Israel planted explosives in Hezbollah’s Taiwan-made pagers, sources say

US

By Laila Bassam and Maya Gebeily

BEIRUT (Reuters) – Israel’s Mossad spy agency planted a small amount of explosives inside 5000 Taiwan-made pagers ordered by Lebanese group Hezbollah months before Tuesday’s detonations, a senior Lebanese security source and another source told Reuters.

The details shed light on an unprecedented Hezbollah security breach that saw thousands of pagers detonate across Lebanon, killing nine people and wounding nearly 3,000 others, including the group’s fighters and Iran’s envoy to Beirut.

Iran-backed Hezbollah has vowed to retaliate against Israel, whose military declined to comment on the blasts.

The plot appears to have been many months in the making, several sources told Reuters.

The senior Lebanese security source said the group had ordered 5,000 beepers made by Taiwan-based Gold Apollo, which several sources say were brought into the country in the spring.

The senior Lebanese security source identified a photograph of the model of the pager, an AP924, which like other pagers wirelessly receive and display text messages but cannot make telephone calls.

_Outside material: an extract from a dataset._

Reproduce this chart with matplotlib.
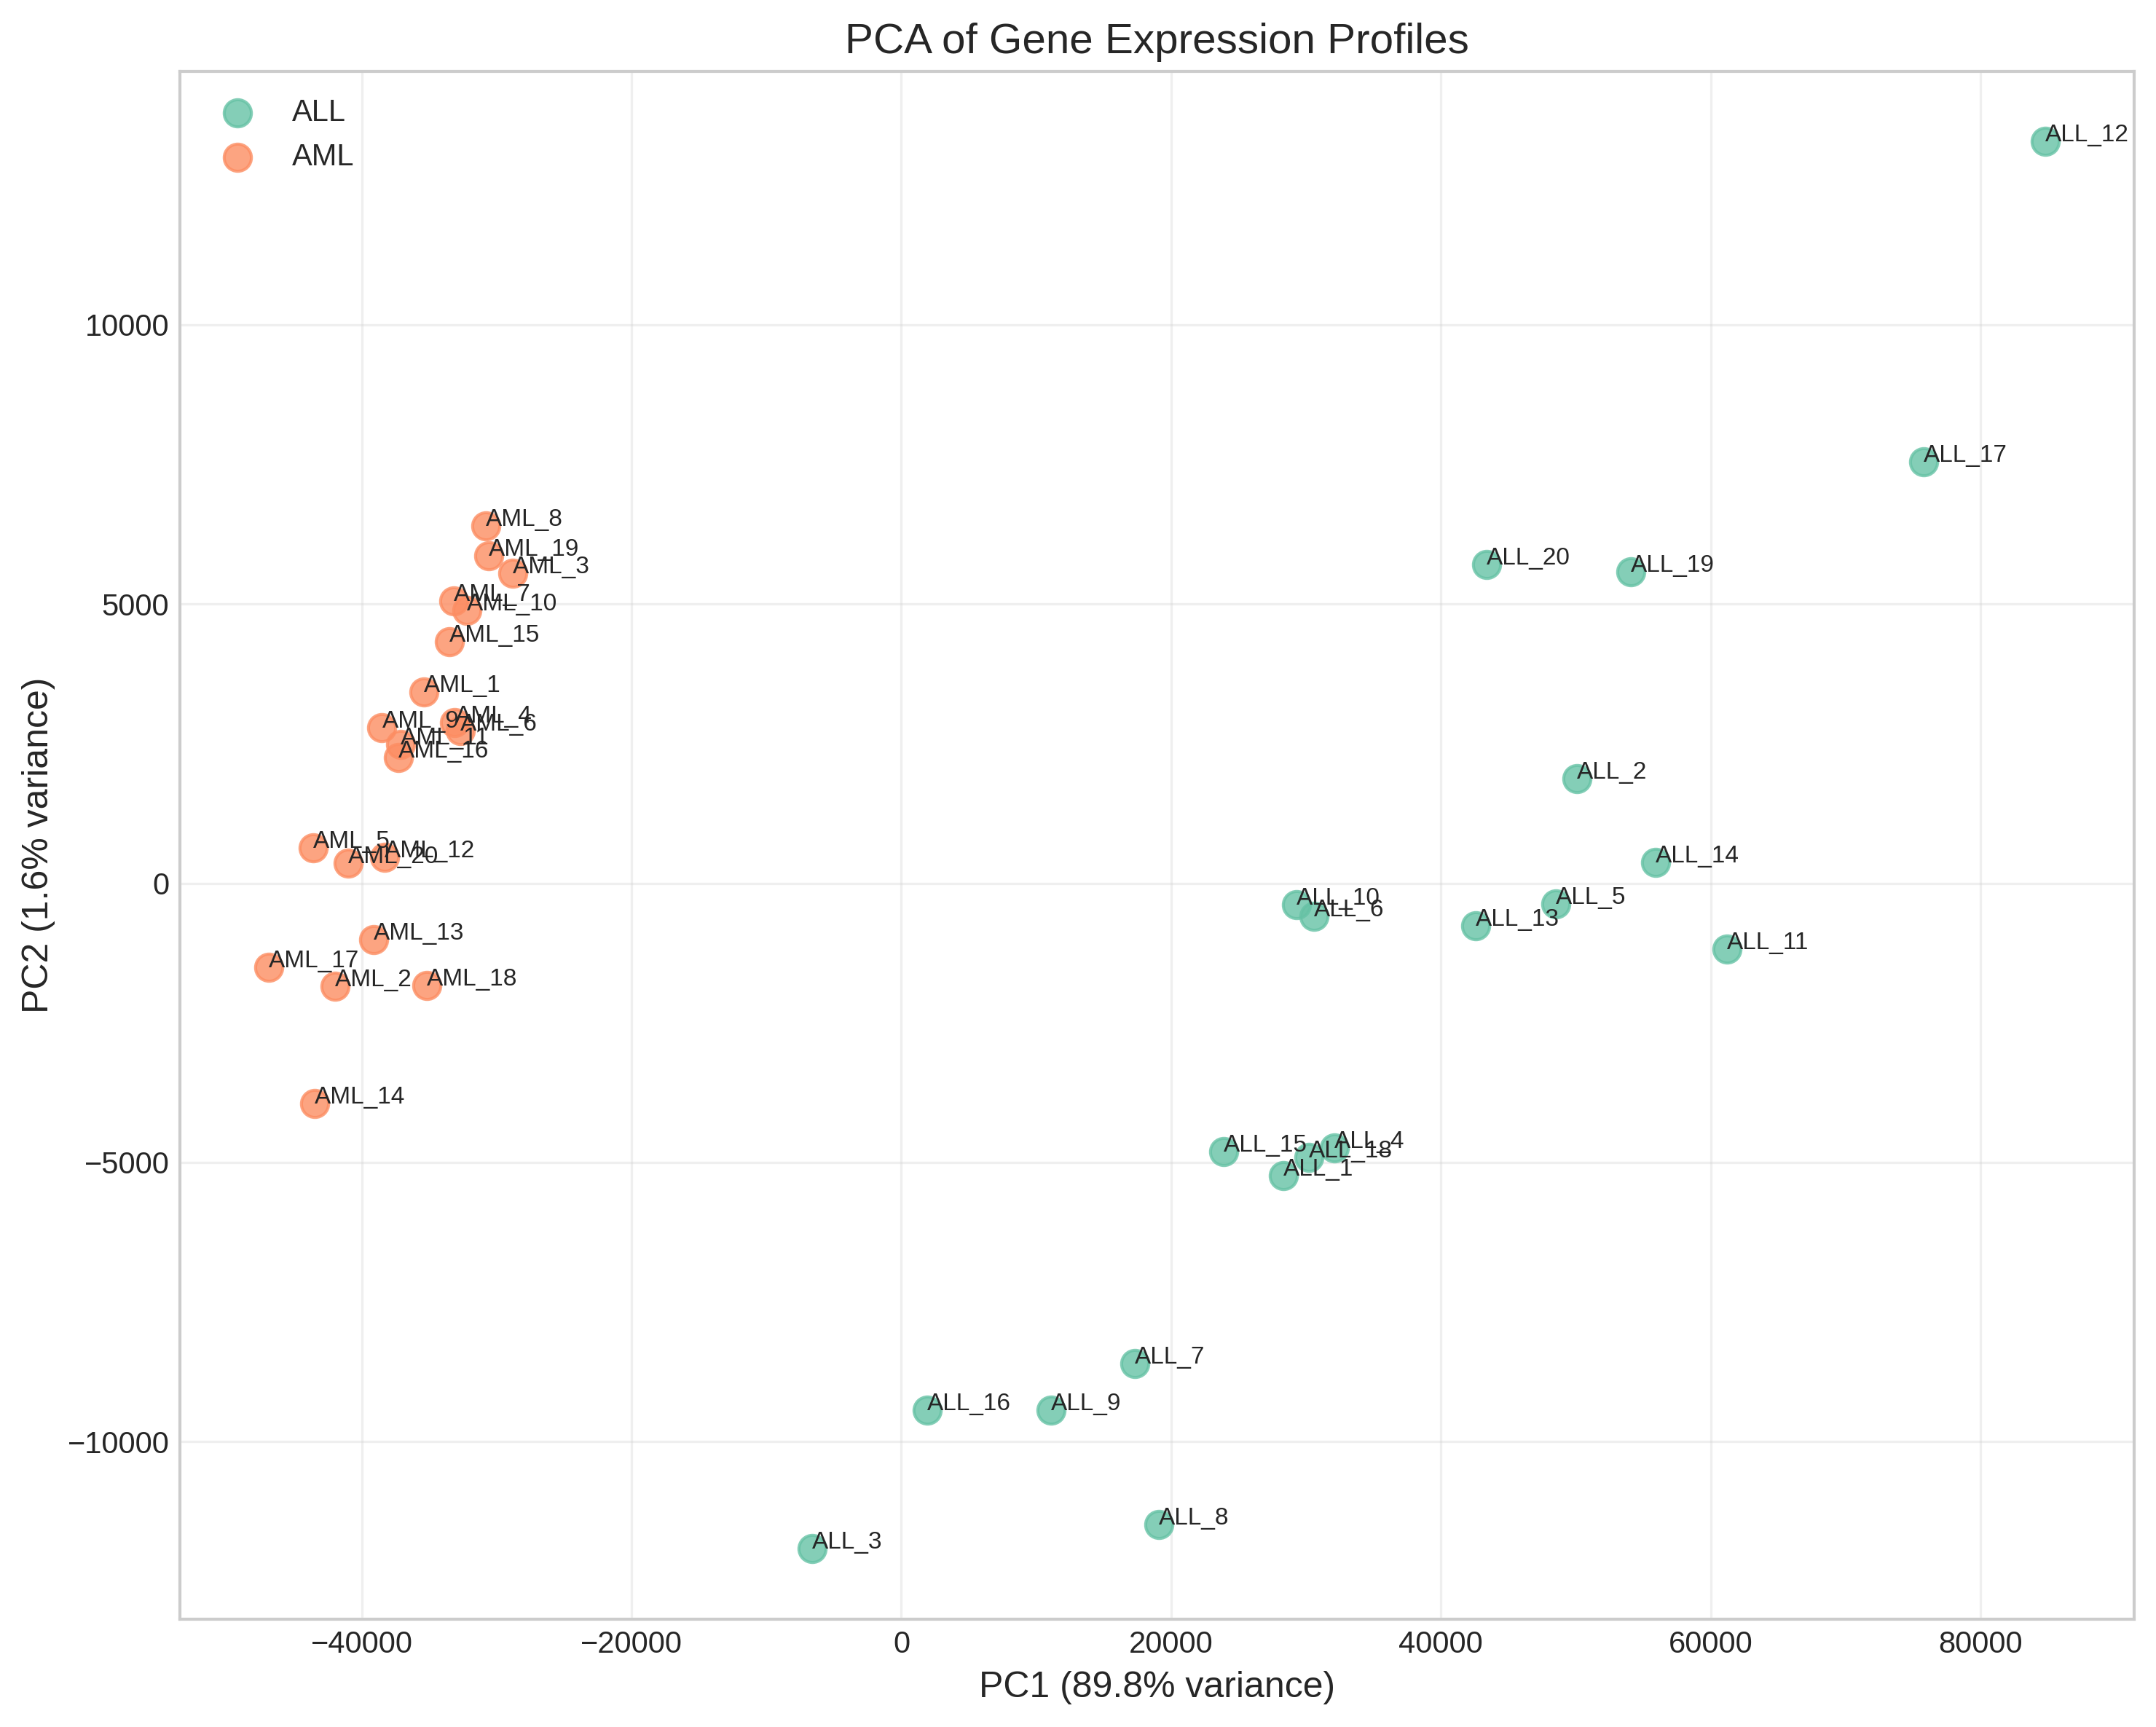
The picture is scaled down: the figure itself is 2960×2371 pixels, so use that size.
import numpy as np
import matplotlib
matplotlib.use("Agg")
import matplotlib.pyplot as plt

# PCA coordinates
all_names = ["ALL_1", "ALL_2", "ALL_3", "ALL_4", "ALL_5", "ALL_6", "ALL_7", "ALL_8", "ALL_9", "ALL_10",
             "ALL_11", "ALL_12", "ALL_13", "ALL_14", "ALL_15", "ALL_16", "ALL_17", "ALL_18", "ALL_19", "ALL_20"]
all_pc1 = [28300, 50100, -6600, 32100, 48500, 30600, 17300, 19100, 11100, 29300,
           61200, 84800, 42600, 55900, 23900, 1900, 75800, 30200, 54100, 43400]
all_pc2 = [-5240, 1870, -11920, -4740, -370, -590, -8600, -11480, -9430, -390,
           -1180, 13280, -760, 370, -4800, -9430, 7540, -4910, 5570, 5710]

aml_names = ["AML_1", "AML_2", "AML_3", "AML_4", "AML_5", "AML_6", "AML_7", "AML_8", "AML_9", "AML_10",
             "AML_11", "AML_12", "AML_13", "AML_14", "AML_15", "AML_16", "AML_17", "AML_18", "AML_19", "AML_20"]
aml_pc1 = [-35400, -42000, -28800, -33100, -43600, -32700, -33200, -30800, -38500, -32200,
           -37100, -38300, -39100, -43500, -33500, -37300, -46900, -35200, -30600, -41000]
aml_pc2 = [3430, -1840, 5550, 2880, 630, 2730, 5050, 6400, 2790, 4890,
           2490, 460, -1010, -3940, 4320, 2250, -1510, -1830, 5860, 360]

var_pc1 = 89.8
var_pc2 = 1.6

plt.style.use("seaborn-v0_8-whitegrid")
plt.rcParams["font.family"] = ["Liberation Sans", "DejaVu Sans"]
plt.rcParams["text.color"] = "0.15"
plt.rcParams["axes.labelcolor"] = "0.15"
plt.rcParams["xtick.color"] = "0.15"
plt.rcParams["ytick.color"] = "0.15"

colors = plt.get_cmap("Set2").colors

fig, ax = plt.subplots(figsize=(2961 / 300, 2371 / 300), dpi=300)
fig.subplots_adjust(left=0.0834, right=0.9895, top=0.9588, bottom=0.0624)

ax.scatter(all_pc1, all_pc2, s=80, color=colors[0], alpha=0.8, label="ALL")
ax.scatter(aml_pc1, aml_pc2, s=80, color=colors[1], alpha=0.8, label="AML")

for name, x, y in zip(all_names, all_pc1, all_pc2):
    ax.annotate(name, (x, y), fontsize=8)
for name, x, y in zip(aml_names, aml_pc1, aml_pc2):
    ax.annotate(name, (x, y), fontsize=8)

ax.set_xlabel(f"PC1 ({var_pc1}% variance)", fontsize=12)
ax.set_ylabel(f"PC2 ({var_pc2}% variance)", fontsize=12)
ax.set_title("PCA of Gene Expression Profiles", fontsize=14)
ax.tick_params(labelsize=10)
ax.grid(True, alpha=0.3)
for sp in ax.spines.values():
    sp.set_color("0.8")
ax.legend(loc="upper left", fontsize=10)

fig.savefig("out.png", dpi=300)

Hezbollah fighters have been using pagers as a low-tech means of communication in an attempt to evade Israeli location-tracking, two sources familiar with the group’s operations told Reuters this year.

But the senior Lebanese source said the devices had been modified by Israel’s spy service “at the production level.”

“The Mossad injected a board inside of the device that has explosive material that receives a code. It’s very hard to detect it through any means. Even with any device or scanner,” the source said.

The source said 3,000 of the pagers exploded when a coded message was sent to them, simultaneously activating the explosives.

Another security source told Reuters that up to three grams of explosives were hidden in the new pagers and had gone “undetected” by Hezbollah for months.

Neither Israel nor Gold Apollo immediately responded to Reuters requests for comment.

Images of destroyed pagers analyzed by Reuters showed a format and stickers on the back that were consistent with pagers made by Gold Apollo, based in Taipei.

Hezbollah was reeling from the attack, which left fighters and others bloodied, hospitalised or dead. One Hezbollah official, speaking on condition of anonymity, said the detonation was the group’s “biggest security breach” since the Gaza conflict between Israel and Hezbollah ally Hamas erupted on Oct. 7.

“This would easily be the biggest counterintelligence failure that Hezbollah has had in decades,” said Jonathan Panikoff, the U.S. government’s former deputy national intelligence officer on the Middle East.